Disclosed herein is an example of a method of forming a wellbore with a drilling assembly; where the drilling assembly is made up of a drill string with an attached drill bit. In this example, the method includes obtaining values of measured weights of the drilling assembly that were taken over a set time span, while the drilling assembly was rotating in the wellbore, while fluid was flowing through the drill string and was being discharged from nozzles that are on the drill bit, and while the drill string was axially stationary in the wellbore. The method of this example further includes estimating an average of the measured weight over a portion of the set time span, and designating a TARE weight of the drilling assembly to be substantially the same as the average of the measured weight over the set time span.

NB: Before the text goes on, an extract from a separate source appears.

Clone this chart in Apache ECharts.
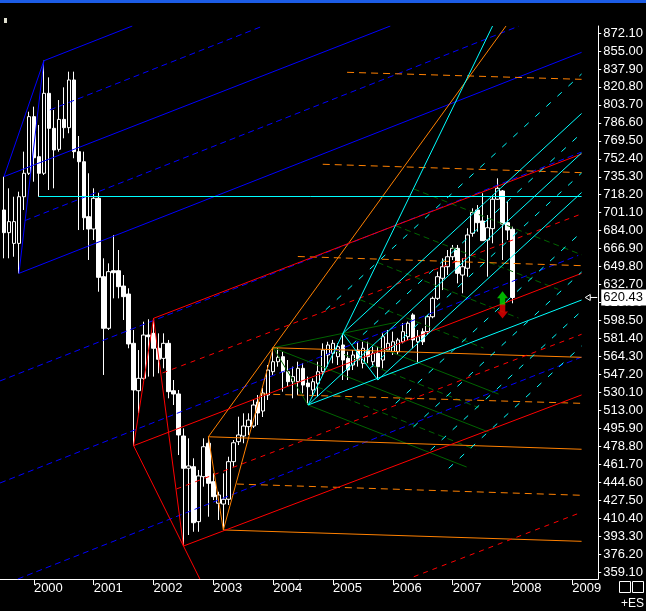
<!DOCTYPE html>
<html>
<head>
<meta charset="utf-8">
<script src="https://cdn.jsdelivr.net/npm/echarts/dist/echarts.min.js"></script>
<style>
html, body { margin: 0; padding: 0; background: #000; }
#main { width: 646px; height: 611px; }
</style>
</head>
<body>
<div id="main"></div>
<script>
let myChart = echarts.init(document.getElementById('main'));

// monthly bars, Jul 1999 .. Jan 2008
let months = [
    '1999-07','1999-08','1999-09','1999-10','1999-11','1999-12',
    '2000-01','2000-02','2000-03','2000-04','2000-05','2000-06','2000-07','2000-08','2000-09','2000-10','2000-11','2000-12',
    '2001-01','2001-02','2001-03','2001-04','2001-05','2001-06','2001-07','2001-08','2001-09','2001-10','2001-11','2001-12',
    '2002-01','2002-02','2002-03','2002-04','2002-05','2002-06','2002-07','2002-08','2002-09','2002-10','2002-11','2002-12',
    '2003-01','2003-02','2003-03','2003-04','2003-05','2003-06','2003-07','2003-08','2003-09','2003-10','2003-11','2003-12',
    '2004-01','2004-02','2004-03','2004-04','2004-05','2004-06','2004-07','2004-08','2004-09','2004-10','2004-11','2004-12',
    '2005-01','2005-02','2005-03','2005-04','2005-05','2005-06','2005-07','2005-08','2005-09','2005-10','2005-11','2005-12',
    '2006-01','2006-02','2006-03','2006-04','2006-05','2006-06','2006-07','2006-08','2006-09','2006-10','2006-11','2006-12',
    '2007-01','2007-02','2007-03','2007-04','2007-05','2007-06','2007-07','2007-08','2007-09','2007-10','2007-11','2007-12',
    '2008-01'
];
let opens = [
    703.7,682.1,671.9,671.9,716.3,738.6,
    792.5,754.4,738.6,814.7,781.4,761.4,789.9,782.0,827.4,759.2,749.6,697.3,
    685.6,714.8,640.2,591.1,645.9,645.9,631.3,623.7,576.8,531.7,543.5,584.7,
    586.3,572.1,562.5,576.8,531.7,528.6,488.6,457.9,459.4,407.1,449.9,481.7,
    445.1,424.6,423.9,428.4,464.2,483.2,488.6,497.5,498.1,521.0,512.4,527.6,
    549.8,559.3,564.1,549.8,540.3,540.3,553.0,539.0,532.4,538.8,549.8,565.7,
    567.3,564.1,575.2,562.5,556.2,570.4,557.8,570.4,559.3,567.3,560.9,570.4,
    568.8,568.8,578.3,583.1,603.8,578.3,587.9,587.9,602.1,619.6,638.7,649.7,
    659.2,667.2,641.8,648.2,681.5,703.7,693.2,675.1,685.9,713.9,721.8,691.6,
    685.3
];
let closes = [
    682.1,692.6,692.6,716.3,738.6,792.5,
    753.4,738.6,814.7,781.4,760.8,789.9,782.0,827.4,759.2,749.6,696.3,685.6,
    714.8,639.6,591.1,645.0,644.0,630.7,621.2,576.2,532.4,543.5,584.7,583.1,
    572.1,561.6,576.8,530.8,528.6,489.6,457.9,460.1,406.1,450.6,478.4,443.6,
    430.9,432.5,428.4,464.2,482.2,489.6,498.1,503.8,518.1,510.5,529.5,551.4,
    559.3,563.5,549.8,540.3,545.1,553.0,537.1,535.5,540.3,549.8,570.4,575.2,
    576.8,573.6,560.9,551.4,565.7,560.9,572.1,564.1,567.3,554.6,583.1,576.8,
    578.3,580.0,587.9,595.9,580.0,583.1,578.3,602.1,619.6,640.2,649.7,659.2,
    667.2,643.4,649.7,679.9,701.3,691.6,674.5,686.8,713.9,724.3,690.3,684.6,
    620.43
];
let lows = [
    657.7,657.7,659.2,643.4,703.7,737.0,
    730.6,716.3,737.0,722.7,724.3,759.2,771.9,776.7,752.9,684.6,684.6,656.1,
    675.1,625.9,546.7,589.5,619.6,619.6,599.0,572.1,479.4,510.2,541.9,545.1,
    545.1,548.3,553.0,524.5,518.1,470.5,383.9,394.4,397.5,397.5,440.4,411.8,
    427.7,408.7,399.2,423.0,459.4,480.0,481.7,489.6,496.2,499.1,506.7,522.9,
    546.7,554.6,530.8,535.5,524.5,527.6,529.2,518.1,526.0,526.0,546.7,554.6,
    557.8,556.2,541.9,541.9,551.4,554.6,553.0,557.8,554.6,541.9,553.0,568.8,
    565.7,565.7,576.8,580.0,572.1,557.8,575.2,584.7,600.6,618.0,627.5,641.8,
    656.1,633.9,624.4,640.2,678.3,683.0,674.5,640.2,672.0,713.2,656.1,675.1,
    614.9
];
let highs = [
    735.4,724.3,716.3,721.1,759.2,797.2,
    802.0,784.6,845.7,829.9,798.8,808.3,820.4,835.3,835.3,774.1,759.2,738.6,
    724.3,720.1,657.7,652.9,679.9,665.6,641.8,629.2,589.5,570.4,597.4,599.7,
    600.6,586.3,586.3,580.0,541.9,532.4,495.9,486.4,467.4,456.3,486.4,488.0,
    453.1,435.6,453.1,468.9,484.8,507.0,510.2,510.2,522.9,527.6,534.3,556.2,
    572.6,572.1,568.8,560.9,554.6,559.3,557.8,545.1,543.5,559.3,576.8,578.3,
    580.0,576.8,586.3,568.8,570.4,578.3,578.3,578.3,573.6,573.6,586.3,589.5,
    587.9,582.0,595.9,597.5,605.4,589.5,591.1,603.8,621.2,645.0,657.7,665.6,
    670.4,670.4,657.7,686.3,705.3,708.4,719.6,698.9,718.0,733.8,722.7,711.6,
    687.8
];

// axis ticks
let yearTicks = [2000, 2001, 2002, 2003, 2004, 2005, 2006, 2007, 2008, 2009];
let priceTicks = [
    359.1, 376.2, 393.3, 410.4, 427.5, 444.6, 461.7, 478.8, 495.9, 513.0,
    530.1, 547.2, 564.3, 581.4, 598.5, 615.6, 632.7, 649.8, 666.9, 684.0,
    701.1, 718.2, 735.3, 752.4, 769.5, 786.6, 803.7, 820.8, 837.9, 855.0, 872.1
];

// trend lines: [month index from Jan 2000, price] end points
let blueSolid = [
    [[-6, 735.4], [2, 845.7]],
    [[2, 845.7], [-3, 643.4]],
    [[2, 845.7], [19.74, 878.76]],
    [[-6, 735.4], [71.5, 878.76]],
    [[-3, 643.4], [109.86, 853.7]]
];
let blueDashed = [
    [[3.2, 798.9], [45.94, 878.76]],
    [[-1.8, 693.6], [97.2, 878.5]],
    [[-6.8, 541.0], [109.8, 758.7]],
    [[-6.8, 443.9], [109.2, 660.5]],
    [[-3.24, 352.54], [109.8, 563.6]]
];
let redSolid = [
    [[20, 479.4], [24, 600.6]],
    [[24, 600.6], [30, 383.9]],
    [[20, 479.4], [33.29, 352.54]],
    [[24, 600.6], [109.86, 757.0]],
    [[20, 479.4], [109.86, 643.4]],
    [[30, 383.9], [109.86, 527.7]]
];
let redDashed = [
    [[25.8, 548.6], [109.86, 700.0]],
    [[28.6, 438.2], [109.86, 585.4]],
    [[76.2, 354.7], [109.86, 416.1]]
];
let orangeSolid = [
    [[35, 487.9], [38, 399.2]],
    [[38, 399.2], [48, 572.6]],
    [[35, 487.9], [94.7, 878.76]],
    [[35, 487.9], [109.86, 476.0]],
    [[48, 572.6], [109.86, 563.5]],
    [[38, 399.2], [109.86, 388.4]]
];
let orangeDashed = [
    [[40.72, 442.9], [109.86, 432.2]],
    [[45.6, 528.6], [109.86, 519.7]],
    [[52.94, 659.4], [109.86, 650.7]],
    [[57.94, 747.2], [109.86, 739.2]],
    [[62.82, 834.7], [109.86, 828.0]]
];
let cyanSolid = [
    [[1, 716.3], [109.86, 716.3]],
    [[55, 518.1], [92, 878.76]],
    [[62, 586.3], [69, 541.9]],
    [[55, 518.1], [109.86, 618.0]],
    [[55, 518.1], [109.86, 757.9]],
    [[62, 586.3], [109.86, 795.5]],
    [[69, 541.9], [109.86, 720.3]]
];
let cyanDashed = [
    [[58.54, 608.7], [109.86, 833.1]],
    [[63.78, 575.4], [109.86, 776.9]],
    [[67.34, 552.8], [109.86, 738.9]],
    [[72.56, 519.7], [109.86, 682.7]],
    [[76.12, 497.2], [109.86, 644.7]],
    [[79.58, 475.2], [109.86, 607.6]],
    [[83.2, 457.9], [109.86, 574.3]]
];
let greenSolid = [
    [[48, 572.6], [55, 518.1]],
    [[48, 572.6], [73.2, 597.3]],
    [[62, 586.3], [93.2, 528.5]],
    [[48, 572.6], [91.2, 492.4]],
    [[55, 518.1], [86.8, 459.1]]
];
let greenDashed = [
    [[60.36, 569.7], [89.2, 515.6]],
    [[56.84, 535.3], [88.6, 475.6]],
    [[65.36, 618.4], [90.2, 572.3]],
    [[68.96, 653.7], [97.2, 600.9]],
    [[72.58, 688.7], [105.2, 628.1]],
    [[76.18, 723.7], [109.86, 661.1]]
];

// signal arrows
let buySignal = [[94, 619.6]];
let sellSignal = [[94, 607.1]];

function monthIndex(s) {
    let p = s.split('-');
    return (Number(p[0]) - 2000) * 12 + Number(p[1]) - 1;
}

let candles = months.map((m, i) => [monthIndex(m), opens[i], closes[i], lows[i], highs[i]]);
let lastClose = closes[closes.length - 1];

function trend(list, color, type, z) {
    return {
        type: 'lines',
        coordinateSystem: 'cartesian2d',
        silent: true,
        z: z,
        lineStyle: { color: color, width: 1, type: type, opacity: 1 },
        data: list.map(c => ({ coords: c }))
    };
}

const FONT = 'Liberation Sans, Arial, sans-serif';

let option = {
    backgroundColor: '#000',
    animation: false,
    grid: { left: 0, right: 46, top: 26, bottom: 32 },
    xAxis: {
        type: 'value',
        min: -6.8,
        max: 113.2,
        splitLine: { show: false },
        axisLine: { onZero: false, lineStyle: { color: '#fff', width: 1 } },
        axisTick: {
            length: 6,
            lineStyle: { color: '#fff' },
            customValues: yearTicks.map(y => (y - 2000) * 12)
        },
        axisLabel: {
            customValues: yearTicks.map(y => (y - 2000) * 12),
            formatter: v => String(2000 + Math.round(v / 12)),
            align: 'left',
            margin: 3,
            color: '#fff',
            fontFamily: FONT,
            fontSize: 13
        }
    },
    yAxis: {
        type: 'value',
        position: 'right',
        min: 352.54,
        max: 878.76,
        splitLine: { show: false },
        axisLine: { show: true, onZero: false, lineStyle: { color: '#fff', width: 1 } },
        axisTick: {
            length: 3,
            lineStyle: { color: '#fff' },
            customValues: priceTicks
        },
        axisLabel: {
            customValues: priceTicks,
            formatter: v => v.toFixed(2),
            margin: 5,
            color: '#fff',
            fontFamily: FONT,
            fontSize: 13
        }
    },
    series: [
        {
            type: 'candlestick',
            data: candles,
            encode: { x: 0, y: [1, 2, 3, 4] },
            barWidth: 4,
            z: 2,
            itemStyle: {
                color: '#000',
                color0: '#fff',
                borderColor: '#fff',
                borderColor0: '#fff',
                borderWidth: 1
            }
        },
        trend(blueDashed, '#0000ff', [6, 4], 3),
        trend(blueSolid, '#0000ff', 'solid', 3),
        trend(greenDashed, '#006400', [6, 4], 4),
        trend(greenSolid, '#006400', 'solid', 4),
        trend(orangeDashed, '#ff8000', [7, 5], 5),
        trend(orangeSolid, '#ff8000', 'solid', 5),
        trend(redDashed, '#ff0000', [5, 5], 6),
        trend(redSolid, '#ff0000', 'solid', 6),
        trend(cyanDashed, '#00ffff', [6, 9], 7),
        trend(cyanSolid, '#00ffff', 'solid', 7),
        {
            type: 'scatter',
            data: buySignal,
            symbol: 'path://M6,0 L12,7 L9,7 L9,14 L3,14 L3,7 L0,7 Z',
            symbolSize: [11, 14],
            itemStyle: { color: '#00e000' },
            z: 9
        },
        {
            type: 'scatter',
            data: sellSignal,
            symbol: 'path://M3,0 L9,0 L9,7 L12,7 L6,14 L0,7 L3,7 Z',
            symbolSize: [11, 14],
            itemStyle: { color: '#f00000' },
            z: 9
        }
    ]
};

myChart.setOption(option);

// last price tag on the price axis
let tagY = myChart.convertToPixel({ yAxisIndex: 0 }, lastClose);
let axisX = myChart.convertToPixel({ xAxisIndex: 0 }, 113.2);

myChart.setOption({
    graphic: [
        { type: 'rect', shape: { x: 0, y: 0, width: 646, height: 3 }, style: { fill: '#1c5ce6' } },
        { type: 'rect', shape: { x: 4, y: 18, width: 3, height: 5 }, style: { fill: '#e0e0d0' } },
        {
            type: 'rect', shape: { x: axisX + 3, y: tagY - 8, width: 646 - axisX - 3, height: 16 },
            style: { fill: '#fff' }, z: 100
        },
        {
            type: 'text', x: axisX + 5, y: tagY, z: 101,
            style: { text: lastClose.toFixed(2), fill: '#000', font: '13px ' + FONT, textVerticalAlign: 'middle' }
        },
        {
            type: 'polygon', z: 100,
            shape: { points: [[axisX - 13, tagY], [axisX - 8, tagY - 3], [axisX - 8, tagY + 3]] },
            style: { fill: '#000', stroke: '#fff', lineWidth: 1 }
        },
        {
            type: 'line', z: 100,
            shape: { x1: axisX - 8, y1: tagY, x2: axisX - 1, y2: tagY },
            style: { stroke: '#fff', lineWidth: 1 }
        },
        { type: 'rect', shape: { x: 619.5, y: 581.5, width: 11, height: 11 }, style: { fill: 'none', stroke: '#fff', lineWidth: 1 } },
        { type: 'rect', shape: { x: 632.5, y: 581.5, width: 11, height: 11 }, style: { fill: 'none', stroke: '#fff', lineWidth: 1 } },
        {
            type: 'text', x: 644, y: 604,
            style: { text: '+ES', fill: '#fff', font: '12px ' + FONT, textAlign: 'right', textVerticalAlign: 'middle' }
        }
    ]
});
</script>
</body>
</html>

The portion of the set time span can be about the latter half of the set time span. Alternatively, the portion of the set period of time can be about the entirety of the set time span. Optionally, the set time span can be about ten seconds. In this example, the portion of the set time span can be the latter 30 percent of the set time span. The fluid can flow in the drill string at a rate substantially equal to a maximum rate of flow in the drill string. The drill string can be axially stationary in the wellbore for a defined period of time before estimating an average of the measured weight. The method can further include repeating the steps of obtaining measured weights of the drilling assembly as it rotates, has fluid flowing therein, and while it is stationary; and re-estimating an average of the measured weight, and then designating a TARE weight based on an average of the measured weight over the set time span. The measured weight of the drilling assembly can be obtained while the drill bit was spaced away from a bottom of the wellbore. The method can further include measuring a hook load of the drilling string while the drill bit is in contact with a bottom of the wellbore, and subtracting the measured hook load from the TARE weight to obtain a measured weight on bit of the drilling assembly. In one example, the method further includes adjusting the hook load of the drilling string while the drill bit is in contact with the bottom of the wellbore until the measured weight on bit of the drilling assembly is substantially the same as a designated weight on bit of the drilling assembly.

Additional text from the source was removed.